If you're married but don't have kids, your parents are likely to be entitled to inherit some of your property.
And if you have children, a surviving spouse usually gets only part of the pie; the children, even if they're still in diapers, are entitled to the rest. For example, in New Jersey, your spouse gets the first $50,000 of your estate and one-half of the rest; your children get everything else. In California, the spouse inherits all the deceased spouse's community property and shares the separate property with the children.
Of course, toddlers or teenagers aren't just mailed a check; a court must appoint someone to manage the property for them until they turn 18. And the court must supervise that person -- even if it's the child's mother or father -- until the child turns 18. More intrusion, more expense.
If you're not married, your assets are parceled out to your "next of kin," in an order determined by state law.
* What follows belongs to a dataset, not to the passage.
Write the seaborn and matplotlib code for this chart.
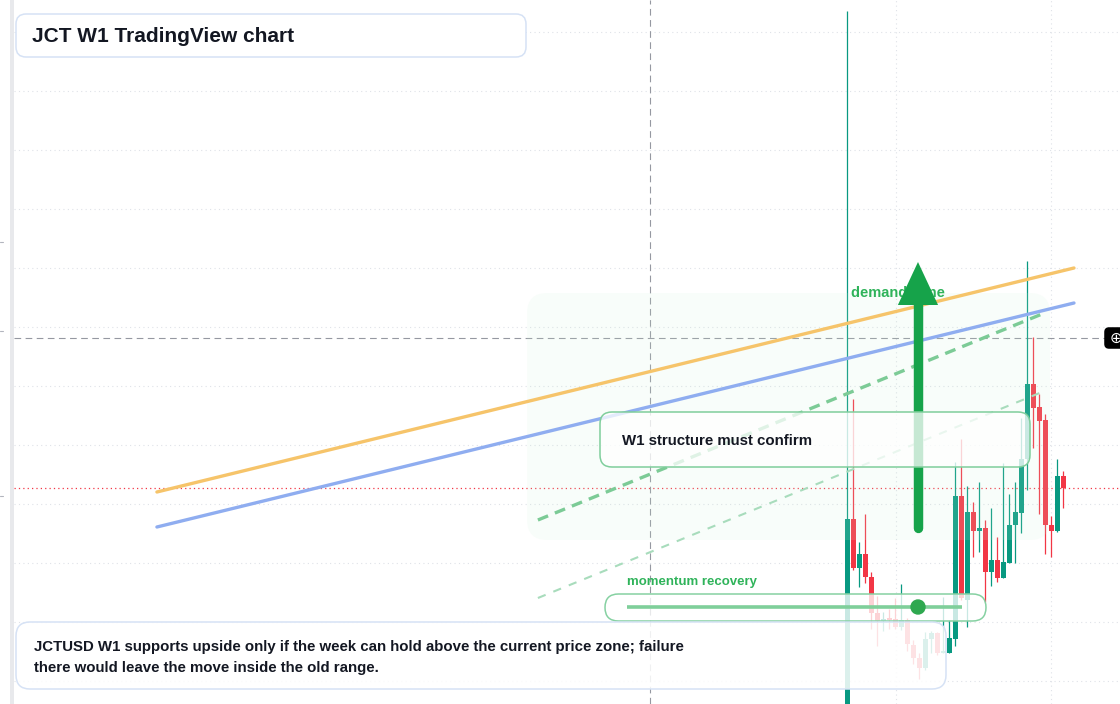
import numpy as np
import pandas as pd
import matplotlib
matplotlib.use("Agg")
import matplotlib.pyplot as plt
import matplotlib.transforms as mtransforms
from matplotlib.patches import FancyBboxPatch, Rectangle, Circle
import seaborn as sns

# weekly JCT candles (price scale not shown, arbitrary units)
opens  = [-0.16, 1.85, 1.36, 1.50, 1.27, 0.91, 0.83, 0.86, 0.85, 0.77, 0.84, 0.59, 0.46,
          0.36, 0.65, 0.71, 0.51, 0.51, 0.65, 2.08, 1.04, 1.92, 1.73, 1.76, 1.32, 1.44,
          1.26, 1.41, 1.79, 1.91, 2.45, 3.20, 2.97, 2.84, 1.79, 1.73, 2.28]
closes = [1.85, 1.36, 1.50, 1.27, 0.91, 0.83, 0.85, 0.84, 0.77, 0.84, 0.60, 0.46, 0.36,
          0.65, 0.71, 0.51, 0.53, 0.66, 2.08, 1.06, 1.92, 1.73, 1.76, 1.32, 1.44, 1.26,
          1.42, 1.79, 1.92, 2.45, 3.20, 2.96, 2.83, 1.79, 1.73, 2.28, 2.16]
highs  = [6.93, 3.05, 1.62, 1.90, 1.32, 1.08, 0.92, 0.95, 1.06, 1.20, 0.86, 0.64, 0.51,
          0.72, 0.73, 0.72, 1.07, 0.84, 2.42, 2.65, 2.18, 2.02, 2.22, 1.84, 1.96, 1.67,
          2.41, 2.10, 2.22, 2.86, 4.43, 3.67, 3.10, 2.90, 1.88, 2.45, 2.33]
lows   = [-0.26, 1.34, 1.17, 1.21, 0.75, 0.58, 0.73, 0.75, 0.75, 0.74, 0.53, 0.40, 0.25,
          0.34, 0.51, 0.49, 0.51, 0.51, 0.58, 1.04, 0.77, 1.47, 1.52, 1.02, 1.18, 1.22,
          1.26, 1.41, 1.41, 1.71, 2.14, 2.56, 1.90, 1.50, 1.47, 1.72, 1.96]

# drawings (bar index, price)
trend_x   = [-115.1, 37.75]
orange_y  = [2.12, 4.36]
blue_y    = [1.77, 4.01]
channel_x = [-51.6, 33.25]
upper_y   = [1.84, 3.92]
lower_y   = [1.06, 3.14]
zone_x = [-53.4, 33.75]
zone_y = [1.64, 4.11]
arrow_x = 11.75
arrow_y = [1.76, 4.42]

grid_y = [0.23, 0.82, 1.41, 2.00, 2.59, 3.18, 3.77, 4.36, 4.95, 5.54, 6.13, 6.72]
grid_x = [8.1, 33.9]
cross_x, cross_y = -32.9, 3.66

GREEN, RED = "#089981", "#f23645"
INK = "#131722"

sns.set_theme(style="white")
plt.rcParams["font.family"] = ["Liberation Sans", "DejaVu Sans"]

W, H = 1120, 704
fig = plt.figure(figsize=(W / 100, H / 100), dpi=100)
ax = fig.add_axes([14 / W, 0, 1 - 14 / W, 1])
pix = mtransforms.Affine2D().scale(1 / W, -1 / H).translate(0, 1) + fig.transFigure

ax.set_xlim(-138.92, 45.42)
ax.set_ylim(0, 7.04)
for s in ax.spines.values():
    s.set_visible(False)
ax.set_xticks(grid_x)
ax.set_yticks(grid_y)
ax.tick_params(length=0, labelbottom=False, labelleft=False)
ax.grid(True, color="#dfe2e8", lw=0.8, linestyle=(0, (1, 3)))

# crosshair + last price
ax.axvline(cross_x, color="#9598a1", lw=0.8, ls=(0, (6, 4)), zorder=2)
ax.axhline(cross_y, color="#9598a1", lw=0.8, ls=(0, (6, 4)), zorder=2)
ax.axhline(closes[-1], color=RED, lw=0.9, ls=(0, (1, 2.5)), zorder=2)

# candles
df = pd.DataFrame({"o": opens, "c": closes, "h": highs, "l": lows})
df["bar"] = np.arange(len(df))
cols = np.where(df.c >= df.o, GREEN, RED)
ax.vlines(df.bar, df.l, df.h, colors=cols, lw=0.9, zorder=3)
ax.bar(df.bar, np.maximum((df.c - df.o).abs(), 0.012), bottom=np.minimum(df.o, df.c),
       width=0.82, color=cols, linewidth=0, zorder=3)

# demand zone
zone = FancyBboxPatch((zone_x[0], zone_y[0]), zone_x[1] - zone_x[0], zone_y[1] - zone_y[0],
                      boxstyle=f"round,pad=0,rounding_size={20 / 6}", mutation_aspect=6 / 100,
                      fc=(0.80, 0.95, 0.85, 0.13), ec="none", zorder=4)
ax.add_patch(zone)
ax.text(851, 293, "demand zone", transform=pix, color="#2fb35a", fontsize=10.5,
        fontweight="bold", va="center", zorder=4.5)

# trend lines
sns.lineplot(x=trend_x, y=orange_y, ax=ax, color="#f6c46a", lw=2.4, zorder=5)
sns.lineplot(x=trend_x, y=blue_y, ax=ax, color="#8fadf0", lw=2.4, zorder=5)
sns.lineplot(x=channel_x, y=upper_y, ax=ax, color="#7ccb96", lw=2.4,
             linestyle=(0, (3.3, 2.2)), zorder=5)
sns.lineplot(x=channel_x, y=lower_y, ax=ax, color="#a8dcbc", lw=1.5,
             linestyle=(0, (4, 4)), zorder=5)

# arrow
head_len = 0.43
ax.plot([arrow_x, arrow_x], [arrow_y[0], arrow_y[1] - head_len], color="#16a34a",
        lw=6.8, solid_capstyle="round", zorder=5)
ax.fill([arrow_x - 3.35, arrow_x + 3.35, arrow_x], [arrow_y[1] - head_len] * 2 + [arrow_y[1]],
        color="#16a34a", lw=0, zorder=5)

# overlay boxes (screen pixels)
def box(x, y, w, h, r, fc, ec, alpha_fc, z):
    p = FancyBboxPatch((x, y), w, h, boxstyle=f"round,pad=0,rounding_size={r}",
                       transform=pix, fc=matplotlib.colors.to_rgba(fc, alpha_fc), ec=ec,
                       lw=1.1, clip_on=False, zorder=z)
    ax.add_patch(p)

box(600, 412, 430, 55, 12, "white", "#7fce9c", 0.76, 7)
ax.text(622, 441, "W1 structure must confirm", transform=pix, color=INK, fontsize=10.8,
        fontweight="bold", va="center", zorder=8)

box(605, 594, 381, 27, 13.5, "white", "#86d1a2", 0.78, 7)
ax.text(627, 582, "momentum recovery", transform=pix, color="#2fb35a", fontsize=9.5,
        fontweight="bold", va="center", zorder=8)
ax.plot([627, 962], [607, 607], transform=pix, color="#7fcf9a", lw=2.6, clip_on=False,
        solid_capstyle="butt", zorder=8)
ax.add_patch(Circle((918, 607), 7, transform=pix, color="#2ea84f", clip_on=False, zorder=9))

box(16, 622, 930, 67, 14, "white", "#d6e2f5", 0.86, 7)
ax.text(34, 657.5, "JCTUSD W1 supports upside only if the week can hold above the current price zone; failure\n"
        "there would leave the move inside the old range.", transform=pix, color=INK,
        fontsize=10.8, fontweight="bold", va="center", linespacing=1.6, zorder=8)

box(16, 14, 510, 43, 10, "white", "#d6e2f5", 1.0, 7)
ax.text(32, 36, "JCT W1 TradingView chart", transform=pix, color=INK, fontsize=15,
        fontweight="bold", va="center", zorder=8)

# left strip, tiny ticks, crosshair badge
fig.patches.append(Rectangle((10, 0), 4, H, transform=pix, color="#e8e9ec", lw=0))
for ty in [242, 331, 496]:
    fig.lines.append(plt.Line2D([0, 3], [ty, ty], transform=pix, color="#b2b5be", lw=0.8))
box(1105, 328, 24, 20, 4, "black", "black", 1.0, 9)
ax.text(1115.5, 338.5, "\u2295", transform=pix, color="white", fontsize=11, ha="center",
        va="center", family="DejaVu Sans", zorder=10, clip_on=False)

fig.savefig("out.png", dpi=100)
Usually, children, parents and siblings are the first in line. No friends, charities or lovers get anything.
Your Young Children
A major motivator for writing a will is the birth of a child. And making a will in this situation is a good idea, because it gives you the chance to state your preference about a very important matter: who will raise your child if you
can't.
If you should die unexpectedly before your child is 18, the child's other parent will almost certainly take over. But if both spouses die, or a judge concludes that the surviving parent is unfit, the court will need to appoint someone to
raise the child. This person is called a "personal guardian."
If you don't have a will, the court will have no guidance from you about who you want to take on this crucial job. Family fights -- even court battles -- can erupt if relatives can't agree about who should raise the child.
Your Personal Representative (Executor or Administrator)
Unless you make a will, you can't choose an executor -- someone to look after the collection and distribution of your property after your death. So if you die without a will, the probate court judge must appoint someone to do this job.
The judge may choose the person you would have chosen -- your spouse, for example -- but there's no guarantee. In the worst case scenario, the person entrusted with your worldly goods could have no qualification other than friendship with the judge.
Making a Will: It's Easier Than You Think
For many folks, the idea of writing a will is bound up with the idea of sitting across a big desk from a lawyer, paying big bucks to discuss some of the most personal aspects of your life: how you feel about your family members, what you own, and how you think about mortality. It's an understandingly intimidating
prospect.
Fortunately, it doesn't have to be that way. Writing a legally valid will is a task that almost anyone can handle without a lawyer -- IF you get solid legal information to help you. Wills haven't changed all that much in hundreds of years; once you strip away the legal jargon that clogs most of them, they are fairly straightforward documents. After all, you're just making some statements about who should get your property, who should look after your kids, and who you want to make sure your wishes are carried out. Your sentiments may be complicated, but the document doesn't have to be.